Shortly after the conclusion of the 2017 trial, over which Judge Smith presided, Postmus himself came before Judge Smith, before whom he had pleaded guilty in 2011, for sentencing. When Smith gave an indication that he was contemplating sentencing Postmus to two years in state prison, Postmus, having anticipated a less stiff sentence, sought to withdraw his pleas, which pertained to his involvement in the Colonies lawsuit settlement matter as well as to malfeasance in office he admitted to while serving as county assessor, a post to which he was elected in 2006 and from which he resigned in 2009. In a motion filed on Postmus’ behalf, his attorney, Jeffrey Lawrence, had asked Judge Smith to vacate his client’s guilty pleas and grant him a trial in which a jury would hear the cases against him. After six days of testimony earlier this month that including that from Postmus and his previous lawyers, Richard Farquhar and Stephen Levine, Judge Smith denied the motion to rescind the plea on November 14. The following day, November 15, Lawrence presented an oral argument that Postmus’s crimes were de minimis in nature and that he deserved no prison time and either little jail time or immediate probation. Supervising California Deputy Attorney General Melissa Mandel countered that Postmus had conspired with others to defraud the public and divert over $100 million in taxpayer money to his co-conspirators and that he was so steeped in a culture of corruption that he did not recognize he was being bribed when he was rewarded by the recipient of the $102 million with a $100,000 political donation for doing so. Judge Smith, after making a finding that Postmus had cooperated with prosecutors in anticipation of a lenient sentence by testifying truthfully before the grand jury and under direct examination at trial but had knowingly falsified his testimony upon cross examination while feigning memory loss and had therefore failed to live up to the terms of his plea bargain, sentenced him to three years in state prison. Though the prosecution wanted Postmus incarcerated at once, Smith granted him 15 days to get his affairs in order, requiring that he report to Judge Smith’s courtroom at 8:30 this morning.
The descent to the status of a convicted felon represents, in the case of Postmus, an epic fall. In 2000 he was elected to the board of supervisors at the age of 29, making him, after Minor Cobb Tuttle in 1862, Norman Taylor in 1855, Robert McCoy in 1861, John C. Turner in 1893 and Gus Skropos in 1985, the sixth youngest county supervisor in San Bernardino County history. Four years later, in 2004, he became the second youngest chairman of the county board of supervisors after John C. Turner in 1895. That year he also became the chairman of the San Bernardino County Republican Central Committee, a perch from which he had control over the purse strings of the local GOP’s campaign war chest and held tremendous sway in determining who was elected to an overwhelming number of political offices in the county. In 2006 he expended more than $2 million in what yet remains the most expensive political campaign in county history when he successfully challenged the incumbent county assessor, Don Williamson, thereby acceding to the most powerful taxing position in San Bernardino County.
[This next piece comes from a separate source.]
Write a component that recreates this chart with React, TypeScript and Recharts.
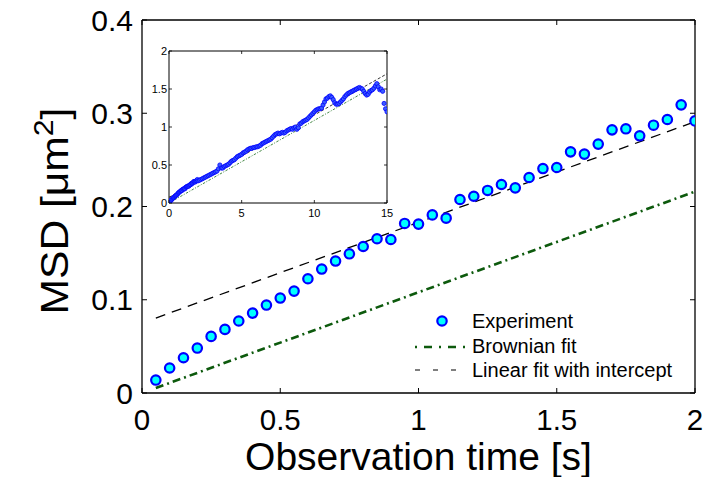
import React from 'react';
import { ComposedChart, Scatter, Line, XAxis, YAxis, ReferenceLine, Legend } from 'recharts';

const FONT = "'Liberation Sans', Arial, Helvetica, sans-serif";

// ---------- main chart data ----------
const timeMain = [0.05, 0.1, 0.15, 0.2, 0.25, 0.3, 0.35, 0.4, 0.45, 0.5, 0.55, 0.6, 0.65, 0.7, 0.75, 0.8, 0.85, 0.9, 0.95, 1.0,
  1.05, 1.1, 1.15, 1.2, 1.25, 1.3, 1.35, 1.4, 1.45, 1.5, 1.55, 1.6, 1.65, 1.7, 1.75, 1.8, 1.85, 1.9, 1.95, 2.0];
const msdMain = [0.0139, 0.0268, 0.0378, 0.0482, 0.0607, 0.0682, 0.0772, 0.0857, 0.0943, 0.1018, 0.1093, 0.1225, 0.1329, 0.1415, 0.1493, 0.1571, 0.1654, 0.1646, 0.1818, 0.1811,
  0.191, 0.1875, 0.2075, 0.211, 0.2172, 0.2236, 0.22, 0.2311, 0.2407, 0.2418, 0.2586, 0.2562, 0.2669, 0.2822, 0.2833, 0.2758, 0.2872, 0.2933, 0.309, 0.2918];

const brownFitT = [0.05, 2.0];
const brownFitV = [0.0054, 0.216];
const linFitT = [0.05, 2.0];
const linFitV = [0.0804, 0.291];

const mainXTicks = [0, 0.5, 1, 1.5, 2];
const mainYTicks = [0, 0.1, 0.2, 0.3, 0.4];

// ---------- inset data ----------
const insetTimeExtra = [2.1, 2.2, 2.3, 2.4, 2.5, 2.6, 2.7, 2.8, 2.9, 3.0, 3.1, 3.2, 3.3, 3.4, 3.5, 3.6, 3.7, 3.8, 3.9, 4.0,
  4.1, 4.2, 4.3, 4.4, 4.5, 4.6, 4.7, 4.8, 4.9, 5.0, 5.1, 5.2, 5.3, 5.4, 5.5, 5.6, 5.7, 5.8, 5.9, 6.0,
  6.1, 6.2, 6.3, 6.4, 6.5, 6.6, 6.7, 6.8, 6.9, 7.0, 7.1, 7.2, 7.3, 7.4, 7.5, 7.6, 7.7, 7.8, 7.9, 8.0,
  8.1, 8.2, 8.3, 8.4, 8.5, 8.6, 8.7, 8.8, 8.9, 9.0, 9.1, 9.2, 9.3, 9.4, 9.5, 9.6, 9.7, 9.8, 9.9, 10.0,
  10.1, 10.2, 10.3, 10.4, 10.5, 10.6, 10.7, 10.8, 10.9, 11.0, 11.1, 11.2, 11.3, 11.4, 11.5, 11.6, 11.7, 11.8, 11.9, 12.0,
  12.1, 12.2, 12.3, 12.4, 12.5, 12.6, 12.7, 12.8, 12.9, 13.0, 13.1, 13.2, 13.3, 13.4, 13.5, 13.6, 13.7, 13.8, 13.9, 14.0,
  14.1, 14.2, 14.3, 14.4, 14.5, 14.6, 14.7, 14.8, 14.9, 15.0];
const insetMsdExtra = [0.30, 0.31, 0.32, 0.33, 0.34, 0.35, 0.36, 0.37, 0.38, 0.39, 0.40, 0.41, 0.42, 0.45, 0.50, 0.46, 0.46, 0.48, 0.49, 0.50,
  0.51, 0.53, 0.55, 0.56, 0.57, 0.59, 0.61, 0.62, 0.63, 0.64, 0.66, 0.67, 0.68, 0.70, 0.71, 0.72, 0.72, 0.73, 0.73, 0.74,
  0.74, 0.75, 0.76, 0.78, 0.79, 0.80, 0.81, 0.82, 0.83, 0.84, 0.86, 0.88, 0.90, 0.91, 0.92, 0.91, 0.92, 0.93, 0.92, 0.93,
  0.95, 0.96, 0.97, 0.98, 0.97, 0.99, 1.00, 0.97, 0.99, 1.04, 1.05, 1.07, 1.08, 1.09, 1.10, 1.12, 1.14, 1.16, 1.18, 1.20,
  1.22, 1.23, 1.24, 1.24, 1.25, 1.29, 1.33, 1.37, 1.38, 1.40, 1.41, 1.39, 1.36, 1.32, 1.30, 1.30, 1.31, 1.33, 1.35, 1.37,
  1.40, 1.42, 1.44, 1.45, 1.46, 1.47, 1.48, 1.49, 1.50, 1.51, 1.52, 1.51, 1.50, 1.47, 1.44, 1.42, 1.43, 1.46, 1.48, 1.49,
  1.51, 1.54, 1.57, 1.53, 1.49, 1.50, 1.47, 1.31, 1.24, 1.20];

const insetLinT = [0, 15];
const insetLinV = [0.075, 1.70];
const insetBrownT = [0, 15];
const insetBrownV = [0, 1.63];

const insetXTicks = [0, 5, 10, 15];
const insetYTicks = [0, 0.5, 1, 1.5, 2];

const legendNames = ['Experiment', 'Brownian fit', 'Linear fit with intercept'];

// ---------- tables ----------
const toRows = (ts: number[], vs: number[]) => ts.map((t, i) => ({ t, v: vs[i] }));
const mainRows = toRows(timeMain, msdMain);
const brownRows = toRows(brownFitT, brownFitV);
const linRows = toRows(linFitT, linFitV);
const insetRows = [...mainRows, ...toRows(insetTimeExtra, insetMsdExtra)];
const insetLinRows = toRows(insetLinT, insetLinV);
const insetBrownRows = toRows(insetBrownT, insetBrownV);

// ---------- layout constants ----------
const MAIN_W = 553;
const MAIN_H = 373;
const INS_W = 218;
const INS_H = 152;

const MainXTick = (props: any) => {
  const { x, y, payload } = props;
  return (
    <g>
      <line x1={x} y1={y} x2={x} y2={y - 5} stroke="#000" strokeWidth={1} />
      <line x1={x} y1={y - MAIN_H} x2={x} y2={y - MAIN_H + 5} stroke="#000" strokeWidth={1} />
      <text x={x} y={y + 37} textAnchor="middle" fontSize={29.5} fontFamily={FONT} fill="#000">{payload.value}</text>
    </g>
  );
};

const MainYTick = (props: any) => {
  const { x, y, payload } = props;
  return (
    <g>
      <line x1={x} y1={y} x2={x + 5} y2={y} stroke="#000" strokeWidth={1} />
      <line x1={x + MAIN_W} y1={y} x2={x + MAIN_W - 5} y2={y} stroke="#000" strokeWidth={1} />
      <text x={x - 9} y={y + 10.5} textAnchor="end" fontSize={30} fontFamily={FONT} fill="#000">{payload.value}</text>
    </g>
  );
};

const InsetXTick = (props: any) => {
  const { x, y, payload } = props;
  return (
    <g>
      <line x1={x} y1={y} x2={x} y2={y - 3} stroke="#000" strokeWidth={0.8} />
      <line x1={x} y1={y - INS_H} x2={x} y2={y - INS_H + 3} stroke="#000" strokeWidth={0.8} />
      <text x={x} y={y + 14} textAnchor="middle" fontSize={11} fontFamily={FONT} fill="#000">{payload.value}</text>
    </g>
  );
};

const InsetYTick = (props: any) => {
  const { x, y, payload } = props;
  return (
    <g>
      <line x1={x} y1={y} x2={x + 3} y2={y} stroke="#000" strokeWidth={0.8} />
      <line x1={x + INS_W} y1={y} x2={x + INS_W - 3} y2={y} stroke="#000" strokeWidth={0.8} />
      <text x={x - 2} y={y + 4} textAnchor="end" fontSize={11} fontFamily={FONT} fill="#000">{payload.value}</text>
    </g>
  );
};

const MainMarker = (props: any) => (
  <circle cx={props.cx} cy={props.cy} r={4.7} fill="#00ffff" stroke="#0000ff" strokeWidth={2.2} />
);

const InsetMarker = (props: any) => (
  <circle cx={props.cx} cy={props.cy} r={2.1} fill="#3a5cff" stroke="#0000ff" strokeWidth={0.8} />
);

const XTitle = (props: any) => {
  const vb = props.viewBox || { x: 142, y: 393, width: MAIN_W };
  return (
    <text x={vb.x + vb.width / 2} y={vb.y + 77} textAnchor="middle" fontSize={39} fontFamily={FONT} fill="#000">
      Observation time [s]
    </text>
  );
};

const YTitle = () => (
  <text transform="translate(68,211) rotate(-90) scale(1.12,1)" textAnchor="middle" fontSize={38} fontFamily={FONT} fill="#000">
    MSD [μm<tspan dy={-15} fontSize={27}>2</tspan><tspan dy={15} fontSize={38}>]</tspan>
  </text>
);

const LegendBox = () => (
  <svg width={300} height={85} style={{ display: 'block' }}>
    <circle cx={37} cy={16} r={4.7} fill="#00ffff" stroke="#0000ff" strokeWidth={2.2} />
    <line x1={10} y1={42} x2={60} y2={42} stroke="#0d5a0d" strokeWidth={2.5} strokeDasharray="2 7 8 7" />
    <line x1={10} y1={65} x2={60} y2={65} stroke="#000" strokeWidth={1.2} strokeDasharray="5 13" />
    <text x={67} y={23} fontSize={20} fontFamily={FONT} fill="#000">{legendNames[0]}</text>
    <text x={67} y={48} fontSize={20} fontFamily={FONT} fill="#000">{legendNames[1]}</text>
    <text x={67} y={72} fontSize={20} fontFamily={FONT} fill="#000">{legendNames[2]}</text>
  </svg>
);

export default function App() {
  return (
    <div style={{ position: 'absolute', left: 0, top: 0, width: 715, height: 477, background: '#fff' }}>
      <div style={{ position: 'absolute', left: 0, top: 0 }}>
        <ComposedChart width={715} height={477} margin={{ top: 20, right: 20, bottom: 0, left: 0 }}>
          <XAxis dataKey="t" type="number" domain={[0, 2]} ticks={mainXTicks} interval={0} allowDataOverflow
            height={84} tickSize={0} tickMargin={0} tickLine={false} tick={<MainXTick />}
            axisLine={{ stroke: '#000', strokeWidth: 1.3 }} label={<XTitle />} />
          <YAxis dataKey="v" type="number" domain={[0, 0.4]} ticks={mainYTicks} interval={0} allowDataOverflow
            width={142} tickSize={0} tickMargin={0} tickLine={false} tick={<MainYTick />}
            axisLine={{ stroke: '#000', strokeWidth: 1.3 }} label={<YTitle />} />
          <ReferenceLine y={0.4} stroke="#000" strokeWidth={1.3} />
          <ReferenceLine x={2} stroke="#000" strokeWidth={1.3} />
          <Line data={brownRows} dataKey="v" name={legendNames[1]} stroke="#0d5a0d" strokeWidth={2.6}
            strokeDasharray="8 4 2 4" dot={false} activeDot={false} isAnimationActive={false} />
          <Line data={linRows} dataKey="v" name={legendNames[2]} stroke="#000" strokeWidth={1.3}
            strokeDasharray="10 7" dot={false} activeDot={false} isAnimationActive={false} />
          <Scatter data={mainRows} dataKey="v" name={legendNames[0]} shape={<MainMarker />} isAnimationActive={false} />
          <Legend layout="vertical" align="center" verticalAlign="middle" content={<LegendBox />}
            wrapperStyle={{ position: 'absolute', left: 405, top: 305, width: 300, height: 85 }} />
        </ComposedChart>
      </div>
      <div style={{ position: 'absolute', left: 130, top: 40 }}>
        <ComposedChart width={270} height={190} margin={{ top: 11, right: 13, bottom: 0, left: 0 }}>
          <XAxis dataKey="t" type="number" domain={[0, 15]} ticks={insetXTicks} interval={0} allowDataOverflow
            height={27} tickSize={0} tickMargin={0} tickLine={false} tick={<InsetXTick />}
            axisLine={{ stroke: '#000', strokeWidth: 1 }} />
          <YAxis dataKey="v" type="number" domain={[0, 2]} ticks={insetYTicks} interval={0} allowDataOverflow
            width={39} tickSize={0} tickMargin={0} tickLine={false} tick={<InsetYTick />}
            axisLine={{ stroke: '#000', strokeWidth: 1 }} />
          <ReferenceLine y={2} stroke="#000" strokeWidth={1} />
          <ReferenceLine x={15} stroke="#000" strokeWidth={1} />
          <Scatter data={insetRows} dataKey="v" shape={<InsetMarker />} isAnimationActive={false} />
          <Line data={insetBrownRows} dataKey="v" stroke="#2f7a2f" strokeWidth={0.9}
            strokeDasharray="2.5 1.5 1 1.5" dot={false} activeDot={false} isAnimationActive={false} />
          <Line data={insetLinRows} dataKey="v" stroke="#000" strokeWidth={0.8}
            strokeDasharray="3 2" dot={false} activeDot={false} isAnimationActive={false} />
        </ComposedChart>
      </div>
    </div>
  );
}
It was thereafter that he was felled by scandal.
This morning, Postmus came into the courthouse alone, without the retinue that normally accompanied him when he held office, the contingent of district attorney’s office investigators that shepherded him like bodyguards into and out of the courtroom during his trial testimony and his group of supporters during the hearings on his motion to withdraw his plea earlier this month. Moreover, he was attired in a fashion completely out of keeping with the dapper image he had cultivated throughout his public career, having come to the courthouse clothed in a pair of worn blue jeans, a polo shirt and modest blue jacket. He sported a recent haircut, his sandy hair short on the top and shorn even closer on the sides. On the ground floor of the courthouse as he walked toward the elevators, he sounded calm, somber and resigned. “It’s gone on too long,” he told the Sentinel. “I think it’s time to get it over with.” He said that Lawrence, his attorney, was on holiday in Australia, and that there had been discussion of an appeal on the sentence and Judge Smith’s ruling denying the plea withdrawal, but that nothing had been filed with the court, and he was accordingly reporting as ordered. On the sixth floor, he filed into the courtroom amid others who had business before Judge Smith this morning. His was the first matter taken up once Judge Smith assumed his position on the bench. Smith noted his presence and Deputy C. Williams was assigned to carry out the intake process with him. Together, the two went to a position near the front of the courtroom where Postmus sat in the jury box and Williams provided him a pre-incarceration questionnaire on a clipboard, which Postmus filled out. At one point, Postmus removed all of the items from his pockets, which Williams secured in a polythene bag.
This took place as Judge Smith conducted a hearing involving a dispute over discovery in a case involving the estate of the late John Livacich and his several creditors. While a discussion between the lawyers and the judge was yet ongoing, Williams escorted Postmus, unhandcuffed, around the area behind the lawyers’ table and over to the doorway behind the bailiff’s station on the east wall of the courtroom, where they made their exit.
With good behavior credit in the California state penal system, Postmus could be released after 18 months. There has been speculation as to where Postmus will do his time. Under previous regulations, felony sentences could consist of no less than a year and had to be served in state prison. With recent “realignment” legislation, felony sentences for non-violent offenders can be served in county-run facilities. Deputy District Attorney Carlo DiCesare, who assisted Mandel in the prosecution’s presentation of its arguments as to the proper sentencing of Postmus, said that he will likely be sent first to the Chino Institution for Men, where an evaluation will be carried out to determine the best incarceration setting for him.